Reporters Without Borders (RSF in French) released a report on the status of journalism in Brazil on Thursday, Jan. 24. The report takes its title, "O país dos trinta Berlusconi," Brazil, the country of 30 Berlusconis, from Italy's ex-prime minister Silvio Berlusconi, who owns of the largest Italian media corporation, Mediaset. Based on field visits conducted during November 2012, the report explores the harmful relationship between media companies and politicians, which, according to RSF, is one of the greatest hurdles for media diversity in Brazil.

The report begins its analysis with an examination of "colonels" in Brazilian society, archetypal large landowners or industrialists who also hold political office and therefore exercise great influence--when not directly controlling the facts--over the media and public opinion. Using their financial means, colonels are known to concentrate media ownership nationally and regionally, and harass and censor the press on more local levels. "[These are] distinguishing features of a system that has never really been questioned since the end of the military dictatorship (1964-1985) [...] The generals have gone but the 'colonels' remain," says the report, which can been read as a PDF in English here.

The concentration of media ownership (10 business groups control almost all media organizations in the country) was not the only thing that caught the attention of the RSF team. The government's large investment in advertising creates a dependency between media and the state resulting in a less polarized media landscape than that seen in Brazil's neighboring countries, like Venezuela, but also "financial servitude."

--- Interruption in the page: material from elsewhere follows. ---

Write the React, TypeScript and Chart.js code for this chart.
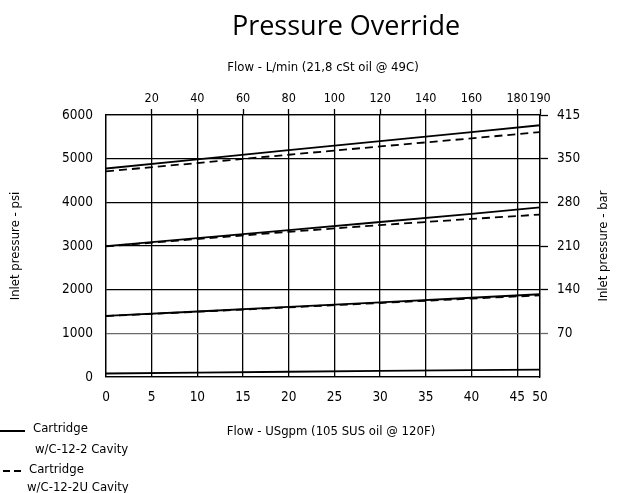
import React, { useEffect, useRef } from 'react';
import { Chart, registerables } from 'chart.js';

Chart.register(...registerables);

// ---------- data (x in L/min, y in psi) ----------
const flowLpm = [0, 40, 80, 120, 160, 190];
const highSolid = [4775, 4985, 5195, 5400, 5610, 5765];
const highDashed = [4710, 4900, 5090, 5280, 5465, 5610];
const midSolid = [2995, 3180, 3365, 3550, 3735, 3885];
const midDashed = [2990, 3160, 3325, 3480, 3620, 3720];
const lowSolid = [1400, 1500, 1605, 1710, 1815, 1895];
const lowDashed = [1395, 1495, 1595, 1695, 1795, 1870];
const zeroSolid = [80, 100, 120, 140, 158, 170];

const topTickValues = [20, 40, 60, 80, 100, 120, 140, 160, 180, 190];
const topTickLabels = ['20', '40', '60', '80', '100', '120', '140', '160', '180', '190'];
const bottomTickValues = [0, 20, 40, 60, 80, 100, 120, 140, 160, 180, 190];
const bottomTickLabels = ['0', '5', '10', '15', '20', '25', '30', '35', '40', '45', '50'];
const psiTicks = [0, 1000, 2000, 3000, 4000, 5000, 6000];
const barTickLabels = ['', '70', '140', '210', '280', '350', '415'];

const legendSolid = ['Cartridge', 'w/C-12-2 Cavity'];
const legendDashed = ['Cartridge', 'w/C-12-2U Cavity'];

const TITLE = 'Pressure Override';
const TOP_TITLE = 'Flow - L/min (21,8 cSt oil @ 49C)';
const BOTTOM_TITLE = 'Flow - USgpm (105 SUS oil @ 120F)';
const LEFT_TITLE = 'Inlet pressure - psi';
const RIGHT_TITLE = 'Inlet pressure - bar';

const COND = "'DejaVu Sans Condensed', 'DejaVu Sans', sans-serif";
const TITLE_FONT = "'Open Sans', 'Liberation Sans', sans-serif";
const TICK_SIZE = 13.5;
const TOP_TICK_SIZE = 12.5;
const TEXT_SIZE = 13;

const pts = (ys: number[]) => ys.map((y, i) => ({ x: flowLpm[i], y }));

const solid = (ys: number[], label: string) => ({
  label,
  data: pts(ys),
  borderColor: '#000',
  borderWidth: 1.8,
  pointRadius: 0,
  fill: false,
  tension: 0,
});
const dashed = (ys: number[], label: string) => ({
  label,
  data: pts(ys),
  borderColor: '#000',
  borderWidth: 1.8,
  borderDash: [8, 5],
  pointRadius: 0,
  fill: false,
  tension: 0,
});

const extrasPlugin = {
  id: 'extras',
  afterDraw(chart: any) {
    const ctx = chart.ctx as CanvasRenderingContext2D;
    ctx.save();
    ctx.fillStyle = '#000';
    ctx.strokeStyle = '#000';

    // main title
    ctx.font = `27px ${TITLE_FONT}`;
    ctx.textAlign = 'center';
    ctx.textBaseline = 'alphabetic';
    ctx.fillText(TITLE, 346, 35);

    ctx.font = `${TEXT_SIZE}px ${COND}`;
    ctx.textBaseline = 'middle';

    // bottom axis title (centred slightly right of the plot centre, as in the source)
    ctx.textAlign = 'center';
    ctx.fillText(BOTTOM_TITLE, 331, 432);

    ctx.textAlign = 'left';
    // legend: solid
    ctx.lineWidth = 2;
    ctx.setLineDash([]);
    ctx.beginPath();
    ctx.moveTo(0, 431);
    ctx.lineTo(25, 431);
    ctx.stroke();
    ctx.fillText(legendSolid[0], 33, 429);
    ctx.fillText(legendSolid[1], 35, 450);
    // legend: dashed
    ctx.setLineDash([7, 4]);
    ctx.beginPath();
    ctx.moveTo(3, 471);
    ctx.lineTo(21, 471);
    ctx.stroke();
    ctx.setLineDash([]);
    ctx.fillText(legendDashed[0], 29, 470);
    ctx.fillText(legendDashed[1], 27, 488);

    // right axis title (reads bottom-to-top)
    const a = chart.chartArea;
    ctx.translate(604, (a.top + a.bottom) / 2);
    ctx.rotate(-Math.PI / 2);
    ctx.textAlign = 'center';
    ctx.fillText(RIGHT_TITLE, 0, 0);
    ctx.restore();
  },
};

export default function App() {
  const ref = useRef<HTMLCanvasElement>(null);
  useEffect(() => {
    if (!ref.current) return;
    const chart = new Chart(ref.current, {
      type: 'line',
      data: {
        datasets: [
          solid(highSolid, 'C-12-2 high'),
          dashed(highDashed, 'C-12-2U high'),
          solid(midSolid, 'C-12-2 mid'),
          dashed(midDashed, 'C-12-2U mid'),
          solid(lowSolid, 'C-12-2 low'),
          dashed(lowDashed, 'C-12-2U low'),
          solid(zeroSolid, 'C-12-2 min'),
        ],
      },
      options: {
        responsive: false,
        animation: false,
        devicePixelRatio: 1,
        layout: { padding: 0 },
        plugins: {
          legend: { display: false },
          tooltip: { enabled: false },
          title: { display: false },
        },
        scales: {
          x: {
            type: 'linear',
            position: 'bottom',
            min: 0,
            max: 190,
            afterBuildTicks: (s: any) => {
              s.ticks = bottomTickValues.map((v) => ({ value: v }));
            },
            afterFit: (s: any) => {
              s.height = 116;
            },
            ticks: {
              color: '#000',
              font: { family: COND, size: TICK_SIZE },
              padding: 12,
              maxRotation: 0,
              autoSkip: false,
              callback: (v: any) => {
                const i = bottomTickValues.indexOf(Number(v));
                return i >= 0 ? bottomTickLabels[i] : '';
              },
            },
            grid: {
              color: '#000',
              lineWidth: 1.3,
              drawTicks: false,
            },
            border: { display: true, color: '#000', width: 1.3 },
            title: { display: false },
          },
          x2: {
            type: 'linear',
            position: 'top',
            min: 0,
            max: 190,
            afterBuildTicks: (s: any) => {
              s.ticks = topTickValues.map((v) => ({ value: v }));
            },
            afterFit: (s: any) => {
              s.height = 115;
            },
            ticks: {
              color: '#000',
              font: { family: COND, size: TOP_TICK_SIZE },
              padding: 3,
              maxRotation: 0,
              autoSkip: false,
              callback: (v: any) => {
                const i = topTickValues.indexOf(Number(v));
                return i >= 0 ? topTickLabels[i] : '';
              },
            },
            grid: {
              drawOnChartArea: false,
              drawTicks: true,
              tickLength: 6,
              tickColor: '#000',
              tickWidth: 1.3,
            },
            border: { display: true, color: '#000', width: 1.3 },
            title: {
              display: true,
              text: TOP_TITLE,
              color: '#000',
              font: { family: COND, size: TEXT_SIZE },
              padding: { top: 60, bottom: 0 },
            },
          },
          y: {
            type: 'linear',
            position: 'left',
            min: 0,
            max: 6000,
            afterBuildTicks: (s: any) => {
              s.ticks = psiTicks.map((v) => ({ value: v }));
            },
            afterFit: (s: any) => {
              s.width = 106;
            },
            ticks: {
              color: '#000',
              font: { family: COND, size: TICK_SIZE },
              padding: 13,
              callback: (v: any) => String(v),
            },
            grid: {
              color: (c: any) => (c.tick && c.tick.value === 1000 ? '#6a6a6a' : '#000'),
              lineWidth: 1.3,
              drawTicks: false,
            },
            border: { display: true, color: '#000', width: 1.3 },
            title: {
              display: true,
              text: LEFT_TITLE,
              color: '#000',
              font: { family: COND, size: TEXT_SIZE },
              padding: { top: 8, bottom: 0 },
            },
          },
          y2: {
            type: 'linear',
            position: 'right',
            min: 0,
            max: 6000,
            afterBuildTicks: (s: any) => {
              s.ticks = psiTicks.map((v) => ({ value: v }));
            },
            afterFit: (s: any) => {
              s.width = 79;
            },
            ticks: {
              color: '#000',
              font: { family: COND, size: TICK_SIZE },
              padding: 9,
              callback: (v: any) => {
                const i = psiTicks.indexOf(Number(v));
                return i >= 0 ? barTickLabels[i] : '';
              },
            },
            grid: {
              drawOnChartArea: false,
              drawTicks: true,
              tickLength: 8,
              tickColor: (c: any) =>
                c.tick && c.tick.value === 0 ? 'rgba(0,0,0,0)' : c.tick && c.tick.value === 1000 ? '#6a6a6a' : '#000',
              tickWidth: 1.3,
            },
            border: { display: true, color: '#000', width: 1.3 },
          },
        },
      } as any,
      plugins: [extrasPlugin],
    });
    return () => chart.destroy();
  }, []);

  return (
    <div style={{ position: 'absolute', left: 0, top: 0, width: 619, height: 493, background: '#fff' }}>
      <canvas ref={ref} width={619} height={493} style={{ display: 'block', width: 619, height: 493 }} />
    </div>
  );
}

Judicial censorship and the Internet

As the Knight Center for Journalism in the Americas has already chronicled, judicial censorship has become one of the Brazilian media's greatest--and least questioned--problems. RSF agrees. One of the best-known cases highlighted in the report was a 2009 court order banning the newspaper Estado de São Paulo from reporting on the business dealings of former-President José Sarney's son, Fernando Sarney.

This so-called "robed censorship" has hit the Internet's weakest members, small websites and blogs, especially hard. Internet giants, however, are not immune from judicial pressure. During the 2012 municipal elections in Brazil, RSF pointed out that Google Brasil had to remove or modify nearly 300 items online related to the vote. Between January and June 2012, there were more than 2,300 requests for content removal from the search giant's Brazilian office. A report from the organization Article 19 published in 2012 warned about the dangers of online censorship, pointing out that the threat of lawsuits push many bloggers and journalists to self-censor their work.

"It is hard to image that preventative censorship would be capable of containing the flow of news and information on the Internet. Nonetheless, Brazil's courts are above all targeting online information," says the report. RSF considers the passage of the Marco Civil bill essential for guaranteeing freedom of expression online. The bill defines the rights and duties of users and businesses that use the Internet. The press freedom group encourages the immediate passage of the bill, which has been delayed five times, to protect net neutrality, users' personal information and reduce media censorship.

Violence

Starting off the New Year with the first journalist killed in January 2013, Brazil receives little praise from the RSF report for its efforts to protect press workers. Nevertheless, besides the obvious critique of continued impunity for these crimes and the country's infamous honor as the fifth most dangerous in the world for journalists, the press freedom organization emphasizes that crimes against the press should be considered federal offenses. "However, while journalists need better protection, experience has shown that mechanisms focusing solely on safety do not necessarily also serve the duty to provide news and information," says the report.